Despite being underutilized, green husks remain an important agricultural by-product and a natural source of bioactive compounds. Like other parts of the walnut tree, the green husk has been used in traditional medicine to relieve pain and treatment of cancer, diabetes, microbial infections and skin and heart diseases [15][41]. The walnut green husk is a source of glucans and pectins, which are useful in human pathology treatment and induce defence mechanisms to respond to wounding [15]. The husks contain juglone, which is a natural dye used in the textile and wood industry, as well as tanning leather [45][56]. Allelopathic compounds in husks serve as pesticides and herbicides [57][58]. It is also important to note that green husks are used in making wine, traditional liqueur, and jam [59][60], whereas green nuts are used in pharmaceuticals and cosmetics [43].

4.4. Effects of Walnut Green Husk Biochemical Compounds on Abiotic and Biotic Factors

The numerous bioactive compounds present in walnut husks are associated with both positive and negative effects on abiotic and biotic factors such as soil, water, microorganisms, and insects, including herbivores. They play a significant role in human, animal, and plant health because these compounds have antioxidant and antiradical properties. They exhibit anticarcinogenic, antimutagenic, anti-inflammatory, cardioprotective, astringent, antiseptic, anthelmintic, and antiaging effects that are beneficial to human and animal health [21][61][62][63][64][65].
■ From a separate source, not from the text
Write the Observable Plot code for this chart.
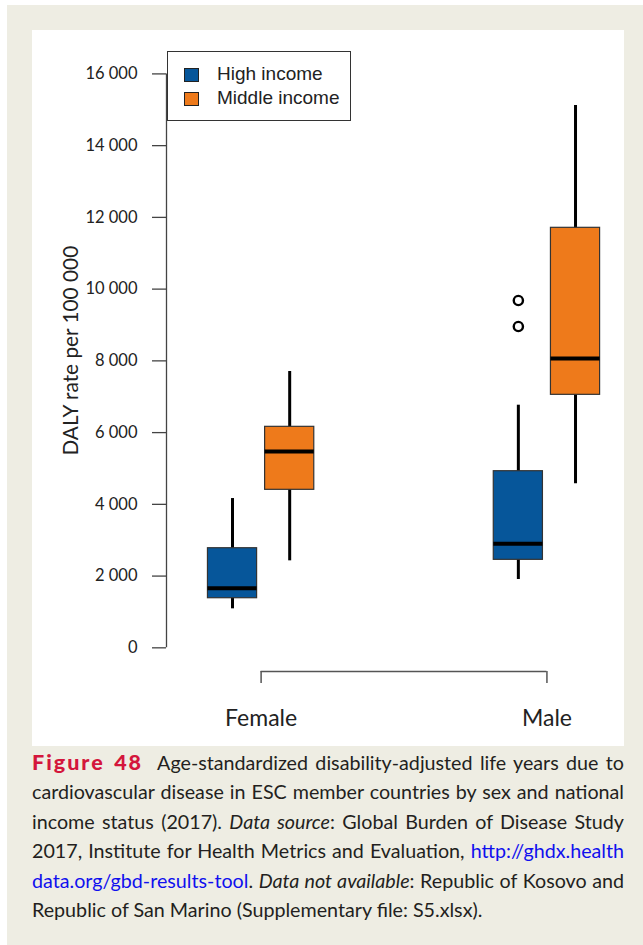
<!DOCTYPE html>
<html>
<head>
<meta charset="utf-8">
<script src="https://cdn.jsdelivr.net/npm/d3@7"></script>
<script src="https://cdn.jsdelivr.net/npm/@observablehq/plot@0.6"></script>
<style>
  html, body { margin: 0; padding: 0; background: #ffffff; width: 643px; height: 945px; overflow: hidden; }
  #bg { position: absolute; left: 7px; top: 5px; width: 636px; height: 940px; background: #EEEDE3; }
  #panel { position: absolute; left: 32px; top: 30px; width: 592px; height: 716px; background: #ffffff; }
  #panel svg { display: block; background: transparent; }
  #legend { position: absolute; left: 167px; top: 51px; width: 182px; height: 68px; border: 1px solid #333;
            background: #fff; font-family: "Liberation Sans", Arial, sans-serif; font-size: 19px; color: #222; }
  .sw { position: absolute; left: 16px; width: 13px; height: 12px; border: 1px solid #222; }
  .lt { position: absolute; left: 49px; line-height: 22px; white-space: nowrap; }
  #caption { position: absolute; left: 32px; top: 748px; width: 592px; font-family: Lato, "Open Sans", sans-serif;
             font-size: 19.7px; color: #231f20; }
  .ln { height: 29.4px; line-height: 29.4px; text-align: justify; text-align-last: justify; white-space: nowrap; }
  .ln.last { text-align: left; text-align-last: left; }
  .fig { color: #d4163c; font-weight: 900; font-size: 21.5px; letter-spacing: 2px; }
  .lnk { color: #1010ee; }
</style>
</head>
<body>
<div id="bg"></div>
<div id="panel"></div>
<div id="legend"></div>
<div id="caption"></div>
<script>
// ---- data ----
const sexes = ["Female", "Male"];
const groupPos = [1.5, 6.5];
const incomes = ["High income", "Middle income"];
const incomeColors = ["#06569A", "#EE7A1B"];
const boxSex = ["Female", "Female", "Male", "Male"];
const boxIncome = ["High income", "Middle income", "High income", "Middle income"];
const boxPos = [1, 2, 6, 7];
const whiskerLo = [1087, 2425, 1904, 4575];
const q1 = [1383, 4405, 2453, 7053];
const median = [1662, 5473, 2899, 8066];
const q3 = [2777, 6161, 4924, 11709];
const whiskerHi = [4162, 7703, 6764, 15119];
const outlierPos = [6, 6];
const outlierValue = [9683, 8958];
const yTicks = [0, 2000, 4000, 6000, 8000, 10000, 12000, 14000, 16000];
const yLabel = "DALY rate per 100 000";

// ---- layout constants ----
const halfW = 0.43;
const xMin = -0.155, xMax = 7.5;
const yMin = -660, yMax = 16000;

const boxes = boxPos.map((p, i) => ({
  pos: p, x1: p - halfW, x2: p + halfW, sex: boxSex[i], income: boxIncome[i],
  lo: whiskerLo[i], q1: q1[i], med: median[i], q3: q3[i], hi: whiskerHi[i]
}));
const outliers = outlierPos.map((p, i) => ({pos: p, value: outlierValue[i]}));
const fmt = d => d3.format(",")(d).replace(/,/g, " ");

const chart = Plot.plot({
  width: 592, height: 716,
  marginLeft: 134, marginRight: 20.4, marginTop: 43.4, marginBottom: 75,
  style: {background: "transparent", fontFamily: "Lato, sans-serif", color: "#222"},
  x: {domain: [xMin, xMax], axis: null},
  y: {domain: [yMin, yMax], axis: null},
  color: {domain: incomes, range: incomeColors},
  marks: [
    Plot.ruleX([xMin], {y1: yTicks[0], y2: yTicks[yTicks.length - 1], stroke: "#444", strokeWidth: 1.3}),
    Plot.axisY({ticks: yTicks, tickFormat: fmt, tickSize: 14, tickPadding: 15, fontSize: 16.5,
                stroke: "#444", strokeWidth: 1.3, strokeOpacity: 1, fill: "#222", label: null}),
    Plot.text([yLabel], {frameAnchor: "left", rotate: -90, dx: -95, dy: -22, textAnchor: "middle",
                         lineAnchor: "middle", fontSize: 20.8, fill: "#222"}),
    Plot.ruleY([yMin], {x1: groupPos[0], x2: groupPos[1], stroke: "#555", strokeWidth: 1.5}),
    Plot.axisX({ticks: groupPos, tickFormat: d => sexes[groupPos.indexOf(d)], tickSize: 12, tickPadding: 26,
                fontSize: 23, stroke: "#555", strokeWidth: 1.5, strokeOpacity: 1, fill: "#222", label: null}),
    Plot.ruleX(boxes, {x: "pos", y1: "lo", y2: "hi", stroke: "#000", strokeWidth: 3}),
    Plot.rect(boxes, {x1: "x1", x2: "x2", y1: "q1", y2: "q3", fill: "income", stroke: "#333", strokeWidth: 1.2}),
    Plot.ruleY(boxes, {y: "med", x1: "x1", x2: "x2", stroke: "#000", strokeWidth: 4}),
    Plot.dot(outliers, {x: "pos", y: "value", r: 4.6, stroke: "#000", strokeWidth: 2.4, fill: "none"})
  ]
});
document.getElementById("panel").appendChild(chart);

// ---- legend ----
const legend = document.getElementById("legend");
incomes.forEach((name, i) => {
  const sw = document.createElement("div");
  sw.className = "sw";
  sw.style.top = (16 + i * 24) + "px";
  sw.style.background = incomeColors[i];
  legend.appendChild(sw);
  const t = document.createElement("div");
  t.className = "lt";
  t.style.top = (11 + i * 24) + "px";
  t.textContent = name;
  legend.appendChild(t);
});

// ---- caption ----
const captionLines = [
  '<span class="fig">Figure 48</span>&nbsp; Age-standardized disability-adjusted life years due to',
  'cardiovascular disease in ESC member countries by sex and national',
  'income status (2017). <i>Data source</i>: Global Burden of Disease Study',
  '2017, Institute for Health Metrics and Evaluation, <span class="lnk">http://ghdx.health</span>',
  '<span class="lnk">data.org/gbd-results-tool</span>. <i>Data not available</i>: Republic of Kosovo and',
  'Republic of San Marino (Supplementary file: S5.xlsx).'
];
const cap = document.getElementById("caption");
captionLines.forEach((html, i) => {
  const d = document.createElement("div");
  d.className = "ln" + (i === captionLines.length - 1 ? " last" : "");
  d.innerHTML = html;
  cap.appendChild(d);
});
</script>
</body>
</html>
According to the literature, these compounds have antimicrobial and antifungal properties that prevent and control plant diseases [66]. They inhibit the initiation and progress of X. arboricola pv. juglandis, the walnut blight disease-causing bacteria [3] and pathogenic fungi such as Botrytis cinerea, Alternaria alternata, Fusarium culmorum, Rhizoctonia solani, and Phytophthora cactorum [67]. Both 4-coumaric acid and p-hydroxybenzoic acid, at minimum concentrations of 1 gL−1 and 2 gL−1, respectively, inhibit the growth of Colletotrichum gloeosporioides fungi responsible for walnut anthracnose disease [66]. Maleita et al. [68] established that at 50 ppm, 1,4-Naphthoquinone can cause 42% mortality in the juvenile root-knot nematode (Meloidogyne hispanica), thus a potential alternative to synthetic nematicides. Walnut and tea intercrops improved the availability of soil micronutrients such as potassium, nitrogen, phosphorus, and organic matter, including enhanced microbial diversity [69].